Exercise prompt :: Copy each line that contains the string "this".

Records supplied ::
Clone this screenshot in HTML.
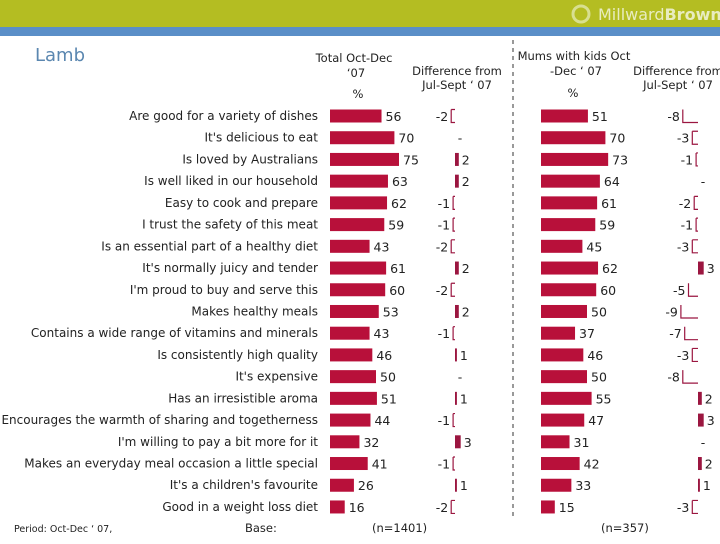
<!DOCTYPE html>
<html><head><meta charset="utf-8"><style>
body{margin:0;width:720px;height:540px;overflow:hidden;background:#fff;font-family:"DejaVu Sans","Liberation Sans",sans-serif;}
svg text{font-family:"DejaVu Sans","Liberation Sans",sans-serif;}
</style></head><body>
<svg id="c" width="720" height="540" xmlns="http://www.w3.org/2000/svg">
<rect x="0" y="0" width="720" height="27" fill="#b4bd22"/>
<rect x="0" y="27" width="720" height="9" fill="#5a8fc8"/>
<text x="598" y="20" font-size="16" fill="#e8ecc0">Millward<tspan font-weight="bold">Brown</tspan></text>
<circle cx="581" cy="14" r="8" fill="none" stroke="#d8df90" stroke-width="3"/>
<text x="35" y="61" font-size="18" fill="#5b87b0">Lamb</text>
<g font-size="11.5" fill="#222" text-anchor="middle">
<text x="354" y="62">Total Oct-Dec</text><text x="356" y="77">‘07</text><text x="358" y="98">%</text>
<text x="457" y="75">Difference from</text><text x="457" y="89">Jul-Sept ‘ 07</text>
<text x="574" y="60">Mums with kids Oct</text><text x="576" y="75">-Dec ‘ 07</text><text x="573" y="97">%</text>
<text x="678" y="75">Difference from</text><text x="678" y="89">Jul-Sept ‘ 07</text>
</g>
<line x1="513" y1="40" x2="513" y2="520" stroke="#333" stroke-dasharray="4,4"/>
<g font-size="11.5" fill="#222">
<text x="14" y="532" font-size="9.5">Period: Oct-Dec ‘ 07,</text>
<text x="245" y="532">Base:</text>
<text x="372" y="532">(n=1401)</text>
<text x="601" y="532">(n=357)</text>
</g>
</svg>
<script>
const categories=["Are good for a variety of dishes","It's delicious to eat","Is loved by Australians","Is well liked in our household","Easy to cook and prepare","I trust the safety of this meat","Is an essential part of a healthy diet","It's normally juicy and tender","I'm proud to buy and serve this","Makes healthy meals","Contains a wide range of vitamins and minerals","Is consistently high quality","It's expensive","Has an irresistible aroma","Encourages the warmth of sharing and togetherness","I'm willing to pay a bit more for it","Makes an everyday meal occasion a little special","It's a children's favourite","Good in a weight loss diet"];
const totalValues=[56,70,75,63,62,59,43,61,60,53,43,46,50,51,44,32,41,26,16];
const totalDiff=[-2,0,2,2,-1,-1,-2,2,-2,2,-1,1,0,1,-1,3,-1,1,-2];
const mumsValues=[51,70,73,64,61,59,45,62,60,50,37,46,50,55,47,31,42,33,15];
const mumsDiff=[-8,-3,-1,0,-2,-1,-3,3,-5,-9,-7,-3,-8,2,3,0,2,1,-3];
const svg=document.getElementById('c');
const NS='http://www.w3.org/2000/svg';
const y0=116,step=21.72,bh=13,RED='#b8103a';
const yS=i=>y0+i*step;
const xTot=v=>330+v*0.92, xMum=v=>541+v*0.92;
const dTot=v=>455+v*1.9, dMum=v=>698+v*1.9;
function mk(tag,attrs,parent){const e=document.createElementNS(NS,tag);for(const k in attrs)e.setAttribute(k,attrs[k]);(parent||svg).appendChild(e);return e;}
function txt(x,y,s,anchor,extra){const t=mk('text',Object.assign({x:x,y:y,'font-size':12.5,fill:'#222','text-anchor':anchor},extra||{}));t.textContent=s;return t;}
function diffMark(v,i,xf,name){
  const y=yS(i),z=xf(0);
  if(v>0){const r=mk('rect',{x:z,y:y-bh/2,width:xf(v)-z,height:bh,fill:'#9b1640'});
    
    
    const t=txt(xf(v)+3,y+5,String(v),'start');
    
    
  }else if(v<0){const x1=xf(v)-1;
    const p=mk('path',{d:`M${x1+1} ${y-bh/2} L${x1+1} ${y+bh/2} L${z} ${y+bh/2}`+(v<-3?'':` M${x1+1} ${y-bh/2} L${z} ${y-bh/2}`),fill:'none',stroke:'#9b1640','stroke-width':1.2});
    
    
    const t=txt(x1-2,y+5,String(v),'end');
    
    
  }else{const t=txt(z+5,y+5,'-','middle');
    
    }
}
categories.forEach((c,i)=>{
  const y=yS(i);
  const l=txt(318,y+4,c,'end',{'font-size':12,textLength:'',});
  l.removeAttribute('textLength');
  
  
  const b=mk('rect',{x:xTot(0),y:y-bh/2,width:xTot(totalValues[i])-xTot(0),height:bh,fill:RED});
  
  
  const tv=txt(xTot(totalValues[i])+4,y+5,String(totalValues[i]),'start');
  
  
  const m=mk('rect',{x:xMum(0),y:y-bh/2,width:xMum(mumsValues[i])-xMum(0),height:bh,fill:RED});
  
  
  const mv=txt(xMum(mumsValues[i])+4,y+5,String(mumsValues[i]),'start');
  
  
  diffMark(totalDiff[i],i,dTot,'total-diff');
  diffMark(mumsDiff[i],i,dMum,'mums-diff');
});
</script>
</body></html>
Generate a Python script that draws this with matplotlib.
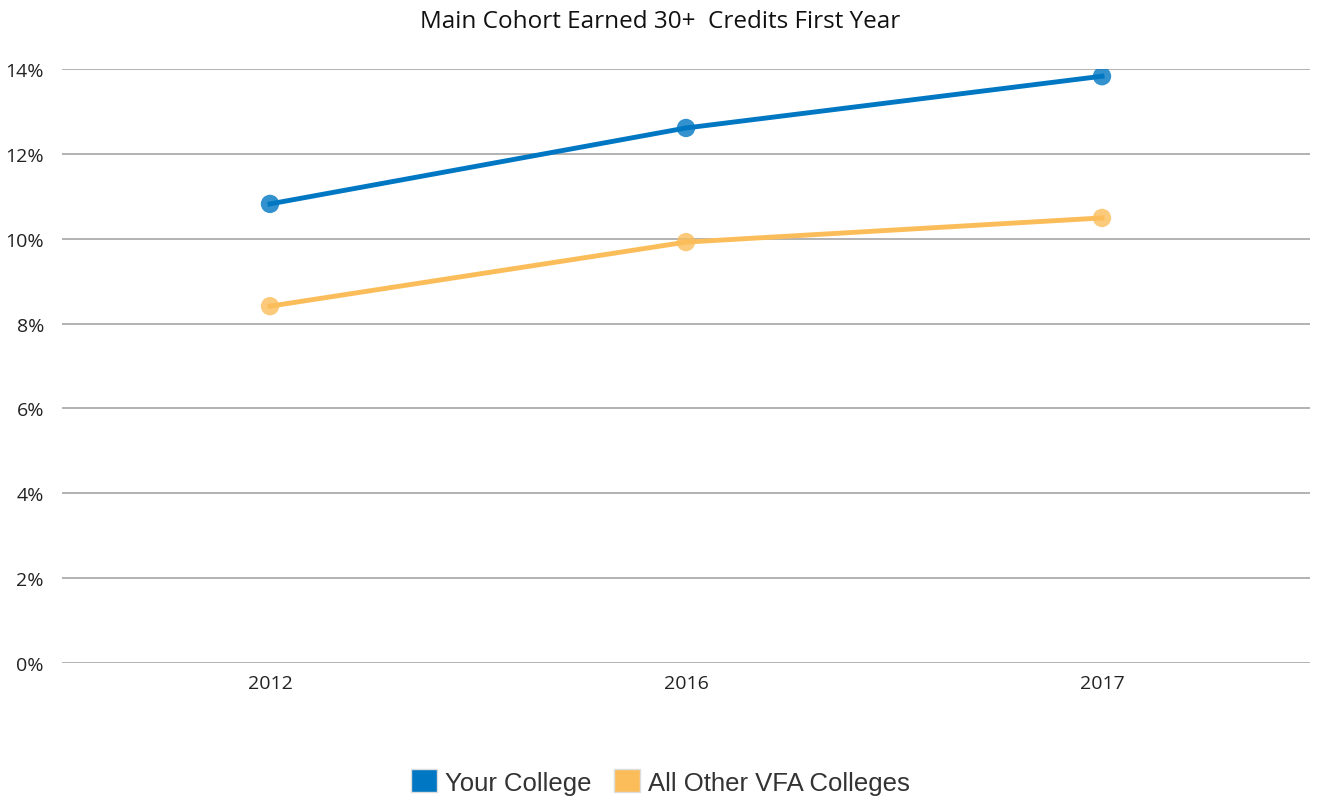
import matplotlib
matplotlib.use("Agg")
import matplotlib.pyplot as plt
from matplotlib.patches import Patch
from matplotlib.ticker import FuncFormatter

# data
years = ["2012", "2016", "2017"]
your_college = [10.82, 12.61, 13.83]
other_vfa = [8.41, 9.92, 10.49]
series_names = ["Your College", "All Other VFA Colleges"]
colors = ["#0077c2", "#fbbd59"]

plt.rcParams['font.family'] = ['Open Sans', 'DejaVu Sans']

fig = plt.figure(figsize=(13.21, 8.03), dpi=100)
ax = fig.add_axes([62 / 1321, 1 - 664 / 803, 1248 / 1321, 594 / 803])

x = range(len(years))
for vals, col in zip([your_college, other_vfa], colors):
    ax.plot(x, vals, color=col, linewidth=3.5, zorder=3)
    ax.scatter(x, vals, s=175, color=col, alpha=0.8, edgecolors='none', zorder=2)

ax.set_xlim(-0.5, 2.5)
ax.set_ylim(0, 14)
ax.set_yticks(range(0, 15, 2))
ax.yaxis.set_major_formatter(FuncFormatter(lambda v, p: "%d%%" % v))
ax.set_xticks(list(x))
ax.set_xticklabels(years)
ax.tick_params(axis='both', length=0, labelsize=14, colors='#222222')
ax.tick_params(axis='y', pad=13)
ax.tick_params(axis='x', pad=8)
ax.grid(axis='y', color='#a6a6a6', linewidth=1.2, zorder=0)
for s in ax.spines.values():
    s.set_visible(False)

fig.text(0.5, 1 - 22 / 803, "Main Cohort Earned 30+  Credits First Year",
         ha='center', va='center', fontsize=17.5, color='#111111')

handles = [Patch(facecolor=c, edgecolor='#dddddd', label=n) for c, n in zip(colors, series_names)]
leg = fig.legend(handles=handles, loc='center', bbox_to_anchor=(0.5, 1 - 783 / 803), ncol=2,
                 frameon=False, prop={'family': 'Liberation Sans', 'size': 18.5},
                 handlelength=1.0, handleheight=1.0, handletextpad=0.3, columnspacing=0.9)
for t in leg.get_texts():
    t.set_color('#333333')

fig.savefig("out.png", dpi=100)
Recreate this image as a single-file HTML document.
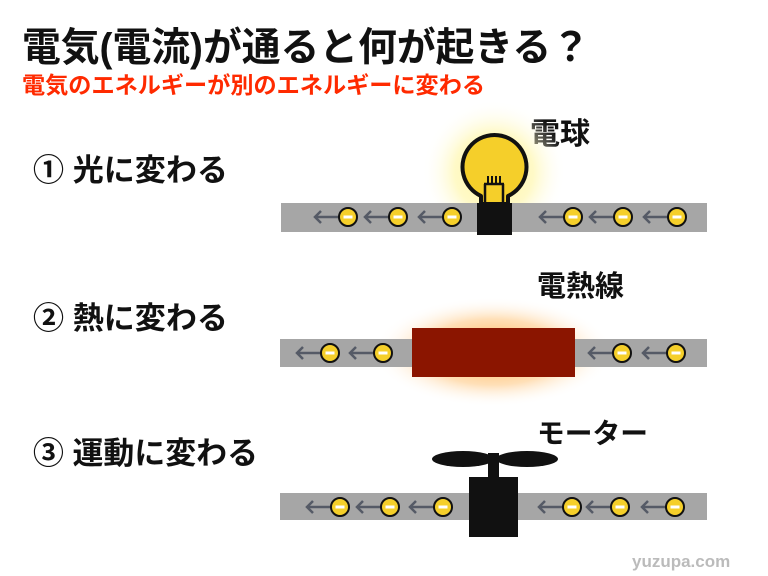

Full response ::
Clone this screenshot in HTML.
const categories=["Are good for a variety of dishes","It's delicious to eat","Is loved by Australians","Is well liked in our household","Easy to cook and prepare","I trust the safety of this meat","Is an essential part of a healthy diet","It's normally juicy and tender","I'm proud to buy and serve this","Makes healthy meals","Contains a wide range of vitamins and minerals","Is consistently high quality","It's expensive","Has an irresistible aroma","Encourages the warmth of sharing and togetherness","I'm willing to pay a bit more for it","Makes an everyday meal occasion a little special","It's a children's favourite","Good in a weight loss diet"];
Generate a Python script that draws this with matplotlib.
Recreate this image as a single-file HTML document.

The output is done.